What you will do: Each entry below must be repeated exactly, with pictures left out.
## Begin
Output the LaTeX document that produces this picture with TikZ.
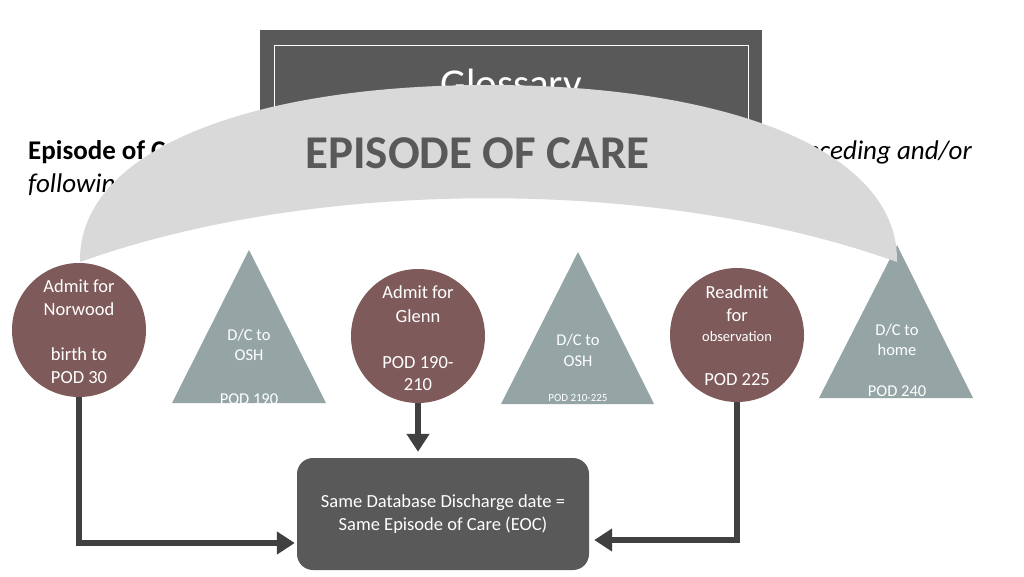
\documentclass[tikz,border=0pt]{standalone}
\usepackage{fontspec}
\setmainfont{Carlito}
\usetikzlibrary{arrows.meta}
\definecolor{dgray}{HTML}{595959}
\definecolor{bandgray}{HTML}{D9D9D9}
\definecolor{circfill}{HTML}{7F5A5A}
\definecolor{trifill}{HTML}{95A5A6}
\definecolor{arrowc}{HTML}{404040}
\begin{document}
\begin{tikzpicture}[x=1pt,y=-1pt,
  circ/.style={circle, fill=circfill, minimum size=134pt, inner sep=0pt},
  trishape/.style={fill=trifill},
  wtext/.style={text=white, anchor=base, inner sep=0pt, font=\fontsize{18.5}{22}\selectfont},
  ttext/.style={text=white, anchor=base, inner sep=0pt, font=\fontsize{16.5}{20}\selectfont},
  arr/.style={draw=arrowc, line width=6pt, -{Triangle[length=18pt,width=22pt]}}
]
\useasboundingbox (0,0) rectangle (1024,576);
\fill[white] (0,0) rectangle (1024,576);

% Glossary box
\node[fill=dgray, minimum width=502pt, minimum height=110pt, anchor=north west, inner sep=0pt] (gloss) at (260,30) {};
\draw[white, line width=0.8pt] (274,45) rectangle (748,122);
\node[anchor=base, text=white, inner sep=0pt, font=\fontsize{41}{44}\selectfont] (glosst) at (511,97) {Glossary};

% paragraph text
\node[anchor=base west, inner sep=0pt, font=\bfseries\fontsize{27}{30}\selectfont] (eoctext) at (28,159) {Episode of Care};
\node[anchor=base west, inner sep=0pt, font=\itshape\fontsize{27}{30}\selectfont] (foltext) at (28,192) {following};
\node[anchor=base east, inner sep=0pt, font=\itshape\fontsize{27}{30}\selectfont] (pretext) at (972,159) {preceding and/or};

% triangles
\fill[trishape] (249,250) -- (326,403) -- (172,403) -- cycle;
\fill[trishape] (578,252) -- (654,404) -- (501,404) -- cycle;
\fill[trishape] (897,245) -- (973,398) -- (819,398) -- cycle;

\node[ttext] (t1a) at (249,340) {D/C to};
\node[ttext] (t1b) at (249,360) {OSH};
\node[ttext] (t1c) at (249,404) {POD 190};
\node[ttext] (t2a) at (578,345) {D/C to};
\node[ttext] (t2b) at (578,366) {OSH};
\node[ttext, font=\fontsize{11}{13}\selectfont] (t2c) at (578,401) {POD 210-225};
\node[ttext] (t3a) at (897,335) {D/C to};
\node[ttext] (t3b) at (897,355) {home};
\node[ttext] (t3c) at (897,396) {POD 240};

% circles
\node[circ] (c1) at (79,330) {};
\node[circ] (c2) at (418,336) {};
\node[circ] (c3) at (737,335) {};

\node[wtext] (c1a) at (79,292) {Admit for};
\node[wtext] (c1b) at (79,315) {Norwood};
\node[wtext] (c1c) at (79,360) {birth to};
\node[wtext] (c1d) at (79,383) {POD 30};
\node[wtext] (c2a) at (418,298) {Admit for};
\node[wtext] (c2b) at (418,322) {Glenn};
\node[wtext] (c2c) at (418,368) {POD 190-};
\node[wtext] (c2d) at (418,390) {210};
\node[wtext] (c3a) at (737,298) {Readmit};
\node[wtext] (c3b) at (737,321) {for};
\node[wtext, font=\fontsize{14.5}{17}\selectfont] (c3c) at (737,341) {observation};
\node[wtext] (c3d) at (737,385) {POD 225};

% band
\fill[bandgray] (80,262) .. controls (78,150) and (250,85) .. (488.5,85)
  .. controls (727,85) and (899,150) .. (897,262)
  .. controls (660,177) and (317,177) .. (80,262) -- cycle;
\node[anchor=base, inner sep=0pt, text=dgray, font=\bfseries\fontsize{47}{50}\selectfont] (title) at (477.5,168) {EPISODE OF CARE};

% bottom box
\node[fill=dgray, rounded corners=16pt, minimum width=292pt, minimum height=112pt, inner sep=0pt,
  text=white, align=center, font=\fontsize{18.5}{23}\selectfont] (sdb) at (443,514)
  {Same Database Discharge date =\\Same Episode of Care (EOC)};

% arrows
\draw[arr, shorten >=2pt] (c1.south) |- ([yshift=-29pt]sdb.west);
\draw[arr, shorten >=6pt] (c2.south) -- (c2.south |- sdb.north);
\draw[arr, shorten >=5pt] (c3.south) |- ([yshift=-26pt]sdb.east);
\end{tikzpicture}
\end{document}
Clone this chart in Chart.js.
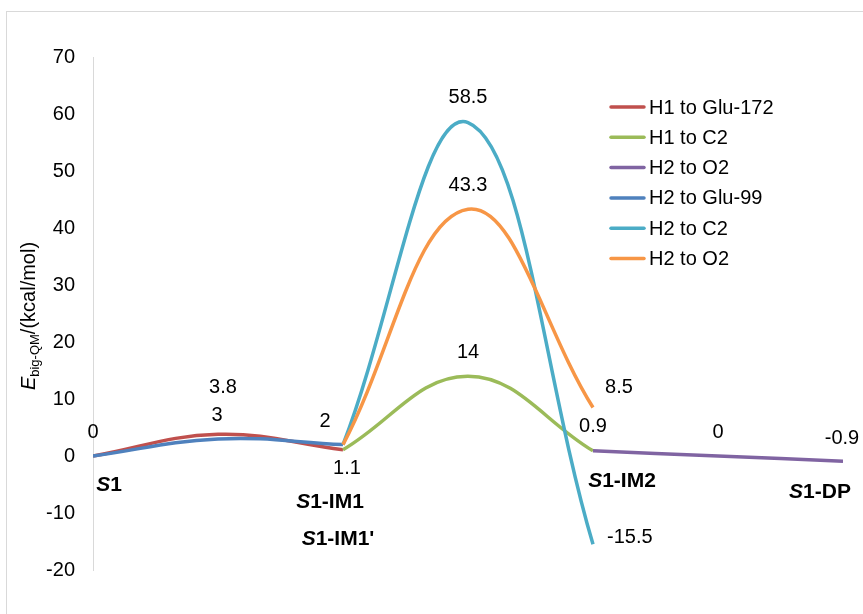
## End
Answer for the task:
Output the LaTeX document that produces this picture with TikZ.
\documentclass[tikz,border=0pt]{standalone}
\usepackage{fontspec}
\setmainfont{Carlito}
\usetikzlibrary{arrows.meta}
\definecolor{dgray}{HTML}{595959}
\definecolor{bandgray}{HTML}{D9D9D9}
\definecolor{circfill}{HTML}{7F5A5A}
\definecolor{trifill}{HTML}{95A5A6}
\definecolor{arrowc}{HTML}{404040}
\begin{document}
\begin{tikzpicture}[x=1pt,y=-1pt,
  circ/.style={circle, fill=circfill, minimum size=134pt, inner sep=0pt},
  trishape/.style={fill=trifill},
  wtext/.style={text=white, anchor=base, inner sep=0pt, font=\fontsize{18.5}{22}\selectfont},
  ttext/.style={text=white, anchor=base, inner sep=0pt, font=\fontsize{16.5}{20}\selectfont},
  arr/.style={draw=arrowc, line width=6pt, -{Triangle[length=18pt,width=22pt]}}
]
\useasboundingbox (0,0) rectangle (1024,576);
\fill[white] (0,0) rectangle (1024,576);

% Glossary box
\node[fill=dgray, minimum width=502pt, minimum height=110pt, anchor=north west, inner sep=0pt] (gloss) at (260,30) {};
\draw[white, line width=0.8pt] (274,45) rectangle (748,122);
\node[anchor=base, text=white, inner sep=0pt, font=\fontsize{41}{44}\selectfont] (glosst) at (511,97) {Glossary};

% paragraph text
\node[anchor=base west, inner sep=0pt, font=\bfseries\fontsize{27}{30}\selectfont] (eoctext) at (28,159) {Episode of Care};
\node[anchor=base west, inner sep=0pt, font=\itshape\fontsize{27}{30}\selectfont] (foltext) at (28,192) {following};
\node[anchor=base east, inner sep=0pt, font=\itshape\fontsize{27}{30}\selectfont] (pretext) at (972,159) {preceding and/or};

% triangles
\fill[trishape] (249,250) -- (326,403) -- (172,403) -- cycle;
\fill[trishape] (578,252) -- (654,404) -- (501,404) -- cycle;
\fill[trishape] (897,245) -- (973,398) -- (819,398) -- cycle;

\node[ttext] (t1a) at (249,340) {D/C to};
\node[ttext] (t1b) at (249,360) {OSH};
\node[ttext] (t1c) at (249,404) {POD 190};
\node[ttext] (t2a) at (578,345) {D/C to};
\node[ttext] (t2b) at (578,366) {OSH};
\node[ttext, font=\fontsize{11}{13}\selectfont] (t2c) at (578,401) {POD 210-225};
\node[ttext] (t3a) at (897,335) {D/C to};
\node[ttext] (t3b) at (897,355) {home};
\node[ttext] (t3c) at (897,396) {POD 240};

% circles
\node[circ] (c1) at (79,330) {};
\node[circ] (c2) at (418,336) {};
\node[circ] (c3) at (737,335) {};

\node[wtext] (c1a) at (79,292) {Admit for};
\node[wtext] (c1b) at (79,315) {Norwood};
\node[wtext] (c1c) at (79,360) {birth to};
\node[wtext] (c1d) at (79,383) {POD 30};
\node[wtext] (c2a) at (418,298) {Admit for};
\node[wtext] (c2b) at (418,322) {Glenn};
\node[wtext] (c2c) at (418,368) {POD 190-};
\node[wtext] (c2d) at (418,390) {210};
\node[wtext] (c3a) at (737,298) {Readmit};
\node[wtext] (c3b) at (737,321) {for};
\node[wtext, font=\fontsize{14.5}{17}\selectfont] (c3c) at (737,341) {observation};
\node[wtext] (c3d) at (737,385) {POD 225};

% band
\fill[bandgray] (80,262) .. controls (78,150) and (250,85) .. (488.5,85)
  .. controls (727,85) and (899,150) .. (897,262)
  .. controls (660,177) and (317,177) .. (80,262) -- cycle;
\node[anchor=base, inner sep=0pt, text=dgray, font=\bfseries\fontsize{47}{50}\selectfont] (title) at (477.5,168) {EPISODE OF CARE};

% bottom box
\node[fill=dgray, rounded corners=16pt, minimum width=292pt, minimum height=112pt, inner sep=0pt,
  text=white, align=center, font=\fontsize{18.5}{23}\selectfont] (sdb) at (443,514)
  {Same Database Discharge date =\\Same Episode of Care (EOC)};

% arrows
\draw[arr, shorten >=2pt] (c1.south) |- ([yshift=-29pt]sdb.west);
\draw[arr, shorten >=6pt] (c2.south) -- (c2.south |- sdb.north);
\draw[arr, shorten >=5pt] (c3.south) |- ([yshift=-26pt]sdb.east);
\end{tikzpicture}
\end{document}
Clone this chart in Chart.js.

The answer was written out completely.